(A four minute read)
This post is a last-ditch effort by someone who sometimes makes the mistake of over-promising and under-delivering. It’s the online equivalent of push-starting a car after it has been left for dead, way too far from a safe parking spot.
I will admit to feeling unprepared, which can be bad for the stomach as well as the reputation.
Have you ever had projects like this? Where you were fighting a deadline, but inspiration wasn’t anywhere near the ring – not even waving a white towel?
I’m no stranger to writing deadlines. They were a constant presence for more than 20 years. In fact, they often spurred me on to great heights.
Too bad I’m afraid of heights.
My current crisis comes from the endless artificial need to provide you, Dear Reader, with what in the industry is called ‘fresh content.’ No problem. I have some experience pulling this together ‘on automatic’ you might say. But gosh, I’ve been busy. A day went by. Then two days and three, and suddenly I am up against it. But, gosh, I’ve been busy.
(At least give me credit for thinking of you as ‘Dear Reader’ instead of ‘just another set of eyeballs.’ After all, respectful relationships are important.)
The ticking of the deadline clock grows louder, like Poe’s Telltale Heart. Finally, there are only two choices, both poor. Either I tap dance through the bald faced lie when I ‘call in sick,’ or I shuffle you off to re-run land with something that’s been posted before.
How do you like my footwork so far?
I admitted earlier to feeling unprepared. I lied a bit. Unprepared is not entirely true, because I DO have a post, it IS entertaining, and it is now HALF DONE.
Failing to meet my own expectations, and the even more painful experience of failing to meet yours, are not new. But as always, the finger of blame can only point at the pointer.
So what do I do about that?
They say if you fall off a horse or a bike, you need to get right back on and keep riding, or you will lose your self-confidence.
Do you know what this is like? I am the actor who forgets his lines.
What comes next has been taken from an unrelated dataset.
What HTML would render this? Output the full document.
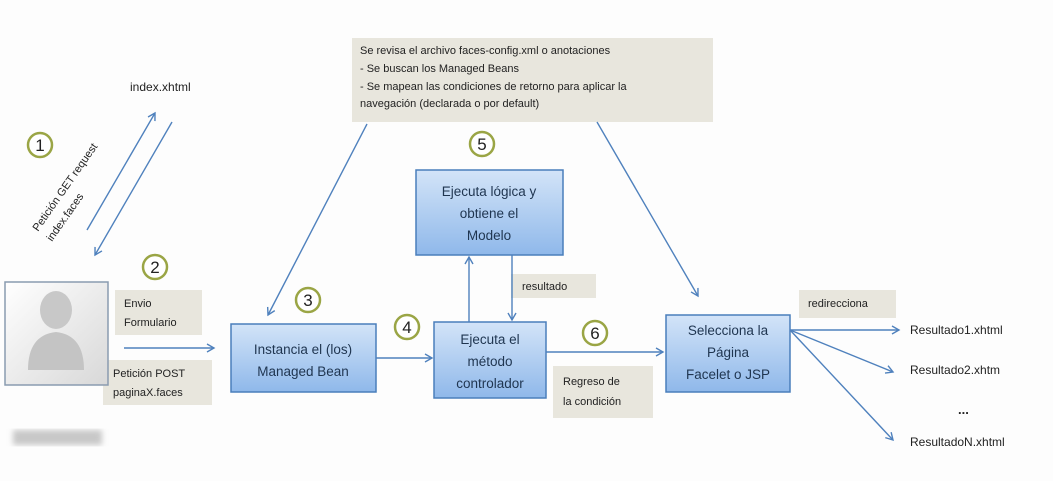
<!DOCTYPE html>
<html><head><meta charset="utf-8"><style>
html,body{margin:0;padding:0;background:#fdfdfd;}
svg{display:block;font-family:"Liberation Sans",sans-serif;}
</style></head><body>
<svg width="1053" height="481" viewBox="0 0 1053 481" xmlns="http://www.w3.org/2000/svg">
<defs>
<linearGradient id="bg" x1="0" y1="0" x2="0" y2="1"><stop offset="0" stop-color="#d3e4f8"/><stop offset="1" stop-color="#8fb8ea"/></linearGradient>
<linearGradient id="pg" x1="0" y1="0" x2="1" y2="1"><stop offset="0" stop-color="#ffffff"/><stop offset="1" stop-color="#d8d8d8"/></linearGradient>
<marker id="ar" markerWidth="10" markerHeight="10" refX="8" refY="5" orient="auto" markerUnits="userSpaceOnUse"><path d="M1,1 L8,5 L1,9" fill="none" stroke="#4f81bd" stroke-width="1.4"/></marker>
<filter id="bl"><feGaussianBlur stdDeviation="3"/></filter>
</defs>
<rect width="1053" height="481" fill="#fdfdfd"/>
<!-- note box -->
<rect x="352" y="38" width="361" height="84" fill="#e8e6dd"/>
<g font-size="11" fill="#222">
<text x="360" y="54">Se revisa el archivo faces-config.xml o anotaciones</text>
<text x="360" y="72">- Se buscan los Managed Beans</text>
<text x="360" y="90">- Se mapean las condiciones de retorno para aplicar la</text>
<text x="360" y="107">navegación (declarada o por default)</text>
</g>
<!-- labels boxes -->
<rect x="115" y="290" width="87" height="45" fill="#e8e6dd"/>
<rect x="103" y="360" width="109" height="45" fill="#e8e6dd"/>
<rect x="511" y="274" width="85" height="24" fill="#e8e6dd"/>
<rect x="553" y="366" width="100" height="52" fill="#e8e6dd"/>
<rect x="799" y="290" width="97" height="28" fill="#e8e6dd"/>
<g font-size="11" fill="#222">
<text x="124" y="307">Envio</text><text x="124" y="326">Formulario</text>
<text x="113" y="377">Petición POST</text><text x="113" y="396">paginaX.faces</text>
<text x="522" y="290">resultado</text>
<text x="563" y="385">Regreso de</text><text x="563" y="405">la condición</text>
<text x="808" y="307">redirecciona</text>
<text x="130" y="91" font-size="12">index.xhtml</text>
<text x="910" y="334" font-size="12">Resultado1.xhtml</text>
<text x="910" y="374" font-size="12">Resultado2.xhtm</text>
<text x="958" y="414" font-size="13" font-weight="bold">...</text>
<text x="910" y="446" font-size="12">ResultadoN.xhtml</text>
</g>
<text transform="translate(38,232) rotate(-55)" font-size="11" fill="#222">Petición GET request</text>
<text transform="translate(52,242) rotate(-55)" font-size="11" fill="#222">index.faces</text>
<!-- person -->
<rect x="5" y="282" width="103" height="103" fill="url(#pg)" stroke="#8a9bb0" stroke-width="1.5"/>
<ellipse cx="56" cy="310" rx="16" ry="19" fill="#c8c8c8"/>
<path d="M28,370 Q28,335 56,332 Q84,335 84,370 Z" fill="#c4c4c4"/>
<rect x="13" y="430" width="89" height="15" fill="#c8c8c8" filter="url(#bl)"/>
<!-- blue boxes -->
<g stroke="#4a7ebb" stroke-width="1.5" fill="url(#bg)">
<rect x="231" y="324" width="145" height="68"/>
<rect x="416" y="170" width="147" height="85"/>
<rect x="434" y="322" width="112" height="76"/>
<rect x="666" y="315" width="124" height="77"/>
</g>
<g font-size="13.5" fill="#1f3550" text-anchor="middle">
<text x="303" y="354">Instancia el (los)</text><text x="303" y="376">Managed Bean</text>
<text x="489" y="196">Ejecuta lógica y</text><text x="489" y="218">obtiene el</text><text x="489" y="240">Modelo</text>
<text x="490" y="344">Ejecuta el</text><text x="490" y="366">método</text><text x="490" y="388">controlador</text>
<text x="728" y="335">Selecciona la</text><text x="728" y="357">Página</text><text x="728" y="379">Facelet o JSP</text>
</g>
<!-- arrows -->
<g stroke="#4f81bd" stroke-width="1.4" fill="none" marker-end="url(#ar)">
<line x1="87" y1="230" x2="155" y2="113"/>
<line x1="172" y1="122" x2="95" y2="255"/>
<line x1="124" y1="348" x2="214" y2="348"/>
<line x1="367" y1="124" x2="268" y2="315"/>
<line x1="376" y1="358" x2="432" y2="358"/>
<line x1="469" y1="322" x2="469" y2="257"/>
<line x1="512" y1="255" x2="512" y2="320"/>
<line x1="546" y1="352" x2="663" y2="352"/>
<line x1="597" y1="122" x2="698" y2="296"/>
<line x1="790" y1="330" x2="899" y2="330"/>
<line x1="790" y1="330" x2="893" y2="372"/>
<line x1="790" y1="330" x2="893" y2="440"/>
</g>
<!-- circles -->
<g stroke="#9aa545" stroke-width="2.5" fill="#fff">
<circle cx="40" cy="145" r="12"/><circle cx="155" cy="267" r="12"/>
<circle cx="308" cy="300" r="12"/><circle cx="407" cy="327" r="12"/>
<circle cx="482" cy="144" r="12"/><circle cx="595" cy="333" r="12"/>
</g>
<g font-size="17" fill="#222" text-anchor="middle">
<text x="40" y="151">1</text><text x="155" y="273">2</text><text x="308" y="306">3</text>
<text x="407" y="333">4</text><text x="482" y="150">5</text><text x="595" y="339">6</text>
</g>
</svg>
</body></html>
Or the salesman who calls all day with no order sheets to show for it. Or the athlete who is in a horrible slump. Or the farmer who sees an entire crop wiped out by bad weather.
Or the writer who can’t make the words appear on command.
We must steel ourselves to start over and try again after we fail. Sometimes we come through in the clutch. More often, we manage something adequate, like this, just enough to keep going and show up, instead of being shown up.
Before I finish, because you are my Dear Reader and not an anonymous set of eyeballs being tabulated by an automatic counter, here’s a secret. This post was not actually made up from whole cloth. There is nothing new under the sun.
Because of all those years as a deadline writer, a hoarder of words, a pack rat of paragraphs, a collector of cogitations, I was actually able to resurrect some ideas from the last century and ask them to help me limp across the finish line.
I may not have made the grade, but at least I have made a grade. Now that I am finished, and have admitted my performance failure, I can move onto the next thing.